** begin **

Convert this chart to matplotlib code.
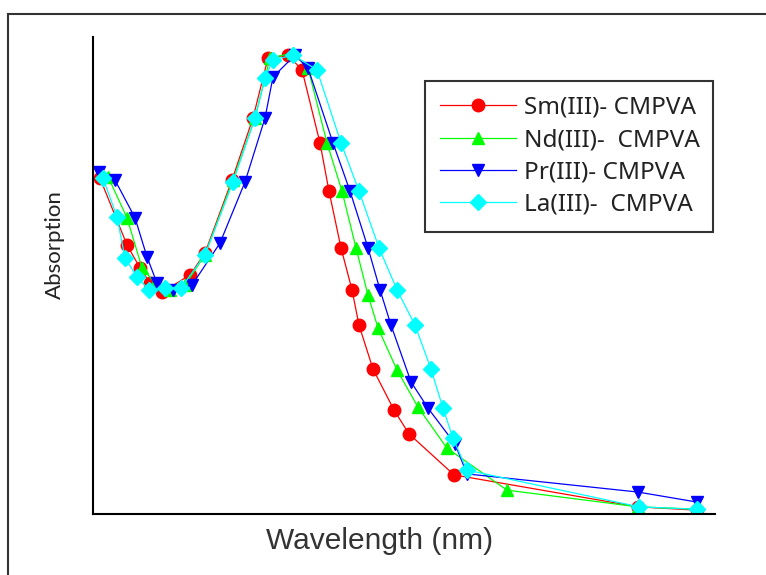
## UV-Vis absorption spectra of the lanthanide CMPVA complexes

import matplotlib
matplotlib.use('Agg')
import matplotlib.pyplot as plt
from matplotlib.lines import Line2D

# Sm(III)- CMPVA
sm_wl = [203.5, 217, 223.5, 228.5, 234.5, 248.5, 256, 269.5, 280, 287.5, 297.5, 304.5,
         313.5, 318, 324, 329.5, 333, 340, 350.5, 358, 380.5, 472.5, 502]
sm_abs = [0.704, 0.564, 0.516, 0.484, 0.465, 0.501, 0.547, 0.700, 0.830, 0.956, 0.962, 0.931,
          0.778, 0.677, 0.558, 0.470, 0.396, 0.304, 0.218, 0.168, 0.082, 0.015, 0.008]

# Nd(III)- CMPVA
nd_wl = [207.5, 217, 224.5, 231, 238.5, 246, 256, 270, 281, 288.5, 300, 307.5,
         317, 324.5, 331.5, 337.5, 342.5, 352, 362.5, 377, 407, 472.5, 502]
nd_abs = [0.707, 0.621, 0.516, 0.484, 0.470, 0.480, 0.543, 0.700, 0.830, 0.956, 0.966, 0.935,
          0.778, 0.677, 0.558, 0.459, 0.390, 0.302, 0.224, 0.138, 0.050, 0.015, 0.010]

# Pr(III)- CMPVA
pr_wl = [203, 211, 221, 227, 232, 240, 249.5, 263.5, 276, 286, 290, 301, 307.5,
         320, 328.5, 337.5, 343.5, 349, 359, 367.5, 381, 387, 472.5, 502]
pr_abs = [0.717, 0.700, 0.621, 0.539, 0.484, 0.470, 0.480, 0.568, 0.696, 0.830, 0.916, 0.962, 0.935,
          0.778, 0.677, 0.558, 0.470, 0.396, 0.277, 0.222, 0.147, 0.084, 0.046, 0.025]

# La(III)- CMPVA
la_wl = [205, 212, 216, 222, 228, 236, 244, 256, 270, 281, 286, 290, 300, 312,
         324, 333, 343, 352, 361, 369, 375, 380, 387, 473, 502]
la_abs = [0.704, 0.623, 0.537, 0.497, 0.470, 0.474, 0.474, 0.543, 0.696, 0.830, 0.914, 0.952, 0.962, 0.931,
          0.778, 0.677, 0.558, 0.470, 0.396, 0.304, 0.222, 0.159, 0.092, 0.015, 0.010]

fig = plt.figure(figsize=(7.66, 5.75), dpi=100)
ax = fig.add_axes([0.1214, 0.1061, 0.812, 0.8296])

ms = 9
lw = 0.9
ax.plot(sm_wl, sm_abs, color='#ff0000', marker='o', markersize=ms, lw=lw, label='Sm(III)- CMPVA')
ax.plot(nd_wl, nd_abs, color='#00ff00', marker='^', markersize=ms, lw=lw, label='Nd(III)-  CMPVA')
ax.plot(pr_wl, pr_abs, color='#0000ff', marker='v', markersize=ms, lw=lw, label='Pr(III)- CMPVA')
ax.plot(la_wl, la_abs, color='#00ffff', marker='D', markersize=ms - 1, lw=lw, label='La(III)-  CMPVA')

ax.set_xlim(200, 511)
ax.set_ylim(0, 1.0)
ax.set_xticks([])
ax.set_yticks([])
for side in ['top', 'right']:
    ax.spines[side].set_visible(False)
for side in ['left', 'bottom']:
    ax.spines[side].set_linewidth(1.5)

ax.set_xlabel('Wavelength (nm)', fontsize=21.5, color='#333333', family='Liberation Sans', va='top')
ax.xaxis.set_label_coords(0.46, -0.028)
ax.set_ylabel('Absorption', fontsize=16, color='#222222', family='Lato')
ax.yaxis.set_label_coords(-0.045, 0.564)

leg = ax.legend(loc='upper left', bbox_to_anchor=(0.534, 0.591, 0.463, 0.317), mode='expand',
                borderaxespad=0, fancybox=False, edgecolor='#333333', framealpha=1,
                handlelength=3.1, labelspacing=0.34, borderpad=0.62, handletextpad=0.33,
                prop={'family': 'Noto Sans', 'size': 17.5})
leg.get_frame().set_linewidth(1.5)
for t in leg.get_texts():
    t.set_color('#222222')

# outer frame of the figure (left and top edges visible)
fig.add_artist(Line2D([0.0104, 0.0104], [0, 0.9757], color='#333333', lw=1.5))
fig.add_artist(Line2D([0.0104, 1.0], [0.9757, 0.9757], color='#333333', lw=1.5))

fig.savefig('out.png', dpi=100)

** end **

— SET PROBLEM —
From the first line above to the line containing "ax = fig.add_axes([0.1214, 0.1061, 0.812, 0.8296])", repeat each line exactly. Pictures stay out.

— REPLY —
Convert this chart to matplotlib code.
## UV-Vis absorption spectra of the lanthanide CMPVA complexes

import matplotlib
matplotlib.use('Agg')
import matplotlib.pyplot as plt
from matplotlib.lines import Line2D

# Sm(III)- CMPVA
sm_wl = [203.5, 217, 223.5, 228.5, 234.5, 248.5, 256, 269.5, 280, 287.5, 297.5, 304.5,
         313.5, 318, 324, 329.5, 333, 340, 350.5, 358, 380.5, 472.5, 502]
sm_abs = [0.704, 0.564, 0.516, 0.484, 0.465, 0.501, 0.547, 0.700, 0.830, 0.956, 0.962, 0.931,
          0.778, 0.677, 0.558, 0.470, 0.396, 0.304, 0.218, 0.168, 0.082, 0.015, 0.008]

# Nd(III)- CMPVA
nd_wl = [207.5, 217, 224.5, 231, 238.5, 246, 256, 270, 281, 288.5, 300, 307.5,
         317, 324.5, 331.5, 337.5, 342.5, 352, 362.5, 377, 407, 472.5, 502]
nd_abs = [0.707, 0.621, 0.516, 0.484, 0.470, 0.480, 0.543, 0.700, 0.830, 0.956, 0.966, 0.935,
          0.778, 0.677, 0.558, 0.459, 0.390, 0.302, 0.224, 0.138, 0.050, 0.015, 0.010]

# Pr(III)- CMPVA
pr_wl = [203, 211, 221, 227, 232, 240, 249.5, 263.5, 276, 286, 290, 301, 307.5,
         320, 328.5, 337.5, 343.5, 349, 359, 367.5, 381, 387, 472.5, 502]
pr_abs = [0.717, 0.700, 0.621, 0.539, 0.484, 0.470, 0.480, 0.568, 0.696, 0.830, 0.916, 0.962, 0.935,
          0.778, 0.677, 0.558, 0.470, 0.396, 0.277, 0.222, 0.147, 0.084, 0.046, 0.025]

# La(III)- CMPVA
la_wl = [205, 212, 216, 222, 228, 236, 244, 256, 270, 281, 286, 290, 300, 312,
         324, 333, 343, 352, 361, 369, 375, 380, 387, 473, 502]
la_abs = [0.704, 0.623, 0.537, 0.497, 0.470, 0.474, 0.474, 0.543, 0.696, 0.830, 0.914, 0.952, 0.962, 0.931,
          0.778, 0.677, 0.558, 0.470, 0.396, 0.304, 0.222, 0.159, 0.092, 0.015, 0.010]

fig = plt.figure(figsize=(7.66, 5.75), dpi=100)
ax = fig.add_axes([0.1214, 0.1061, 0.812, 0.8296])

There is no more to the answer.